Nice bien aimée

sans-titreAu sujet des tous derniers développements de la politique française, il existe un niveau d’écœurement, de  dégoût et de nausée qui n’appelle plus chez moi que le silence du mépris:  j’éviterai de commenter les ultimes insanités de l’actualité politique d’aujourd’hui.

Je voudrais au contraire parler d’une ville que j’aime profondément. Nice est la fille aux yeux bleus des sommets alpins enneigés et des profondeurs de la Méditerranée. La mer donne l’image d’une mosaïque de reflets qui se meuvent au fil des courants et je n’ai trouvé nulle part une telle harmonie de nuances bleutées. Le soleil y brille en permanence. Les Niçois n’ont pas l’accent ni l’exubérance chaleureuse de leurs voisins marseillais mais leur gentillesse est toute simple, discrète et sincère.

Chaque année, au début de décembre, je passe quelques jours dans cette cité  où j’enseigne à la faculté de droit et de sciences politiques.  Dans une douzaine d’années, j’y prendrai ma retraite si Dieu me prête vie et si je parviens à convaincre ma femme qui préfère la Bretagne. J’habiterai une maison adossée à la colline, avec vue sur la baie, passerai ma vie à randonner au printemps, à naviguer en été et à skier en hiver.

Mais cette année, la promenade des Anglais exhalait un autre parfum que celui des embruns et du vent salé. Une odeur de malheur et de souffrance flottait dans la douceur de cette fin d’automne. Je ne pouvais plus m’enivrer de la mer avec le même bonheur que les autres années. J’avais honte de mon plaisir à la regarder, l’entendre et la respirer, et le soleil couchant m’a fait penser à une nappe du sang. Parsemés, tout au long de la promenade, contre la rambarde, des fleurs, des bougies et des jouets d’enfants.
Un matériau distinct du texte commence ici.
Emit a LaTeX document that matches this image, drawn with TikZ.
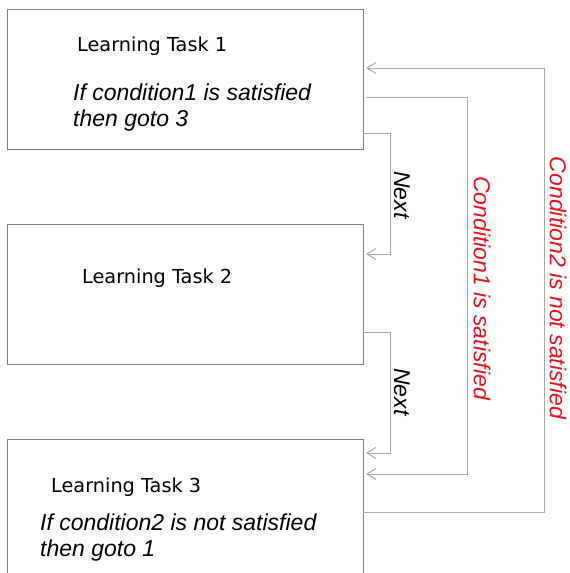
\documentclass[tikz,border=0pt]{standalone}
\usepackage{fontspec}
\newfontfamily\dejavu{DejaVu Sans}
\newfontfamily\arial{Liberation Sans}
\usetikzlibrary{arrows.meta}
\definecolor{boxline}{HTML}{7A7A7A}
\definecolor{connline}{HTML}{A8A8A8}
\definecolor{labred}{HTML}{E8141B}
\begin{document}
\begin{tikzpicture}[x=1pt,y=-1pt,
  taskbox/.style={draw=boxline, line width=1pt, minimum width=356pt, minimum height=140pt, anchor=north west, inner sep=0pt, outer sep=0pt},
  bigbox/.style={taskbox, minimum height=170pt},
  title/.style={font=\dejavu\fontsize{19.3}{22}\selectfont, anchor=base west, inner sep=0pt},
  cond/.style={font=\arial\itshape\fontsize{23}{26}\selectfont, anchor=base west, inner sep=0pt},
  conn/.style={draw=connline, line width=1pt, -{Straight Barb[length=9pt, width=11pt, line width=1pt]}},
  nextlab/.style={font=\arial\itshape\fontsize{23}{26}\selectfont, rotate=-90, inner sep=0pt},
  redlab/.style={nextlab, text=labred}]
\useasboundingbox (0,0) rectangle (570,573);
\clip (0,0) rectangle (570,573);
\fill[white] (0,0) rectangle (570,573);

\node[taskbox] (b1) at (7,9) {};
\node[taskbox] (b2) at (7,224) {};
\node[bigbox] (b3) at (7,439) {};

\node[title] (t1) at (77,51.5) {Learning Task 1};
\node[cond] (c1a) at (73,100) {If condition1 is satisfied};
\node[cond] (c1b) at (73,126.5) {then goto 3};
\node[title] (t2) at (82,283) {Learning Task 2};
\node[title] (t3) at (51,492.5) {Learning Task 3};
\node[cond] (c3a) at (40,530) {If condition2 is not satisfied};
\node[cond] (c3b) at (40,556.5) {then goto 1};

% Next 1 -> 2
\draw[conn] ([yshift=16pt]b1.south east) -- ++(27,0) |- ([xshift=3pt,yshift=-30pt]b2.north east);
% Next 2 -> 3
\draw[conn] ([yshift=32pt]b2.south east) -- ++(27,0) |- ([xshift=3pt,yshift=-14pt]b3.north east);
% condition1 satisfied: 1 -> 3
\draw[conn] ([xshift=3pt,yshift=-88pt]b1.north east) -- ++(101,0) |- ([xshift=3pt,yshift=-35pt]b3.north east);
% condition2 not satisfied: 3 -> 1
\draw[conn] ([yshift=-73pt]b3.north east) -- ++(181,0) |- ([xshift=3pt,yshift=-59pt]b1.north east);

\node[nextlab] (n1) at (402,195) {Next};
\node[nextlab] (n2) at (402,392) {Next};
\node[redlab] (r1) at (482,288) {Condition1 is satisfied};
\node[redlab] (r2) at (558,288) {Condition2 is not satisfied};
\end{tikzpicture}
\end{document}
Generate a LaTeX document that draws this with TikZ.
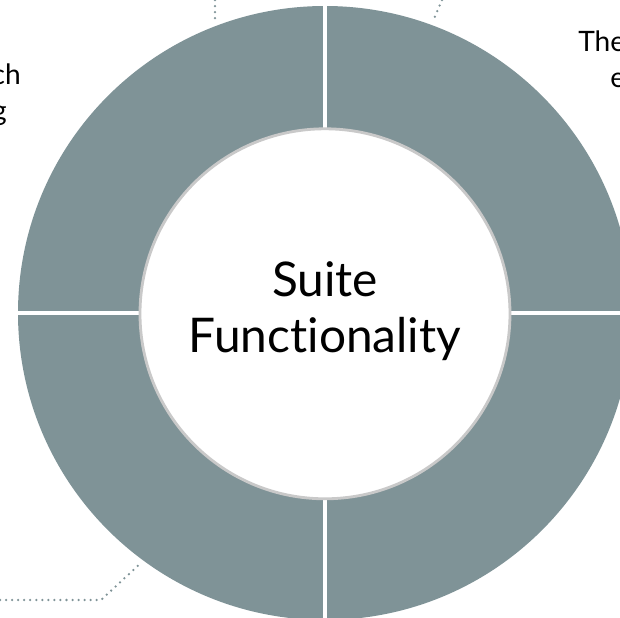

Les passants avaient encore le regard sombre des lendemains de désastre. Ils avaient envie de parler, de raconter l’apocalypse. « J’y étais. Il est venu d’ici, il a roulé tantôt sur la chaussée, tantôt sur la promenade, jusqu’aux lumières, là-bas… » Tous avaient des amis que la foudre a frappés en leur enlevant un proche ou plusieurs. Dans leurs yeux, je lisais un mélange de sidération, d’incompréhension, de détresse infinie. Je ne reproduirai pas ici, par discrétion, les scènes insoutenables qui m’ont été confiés, touchant aux enfants et à leurs parents. La France n’a pas la moindre idée de ce qui s’est vraiment passé à Nice, et s’est rendormie paisiblement avec la conscience tranquille.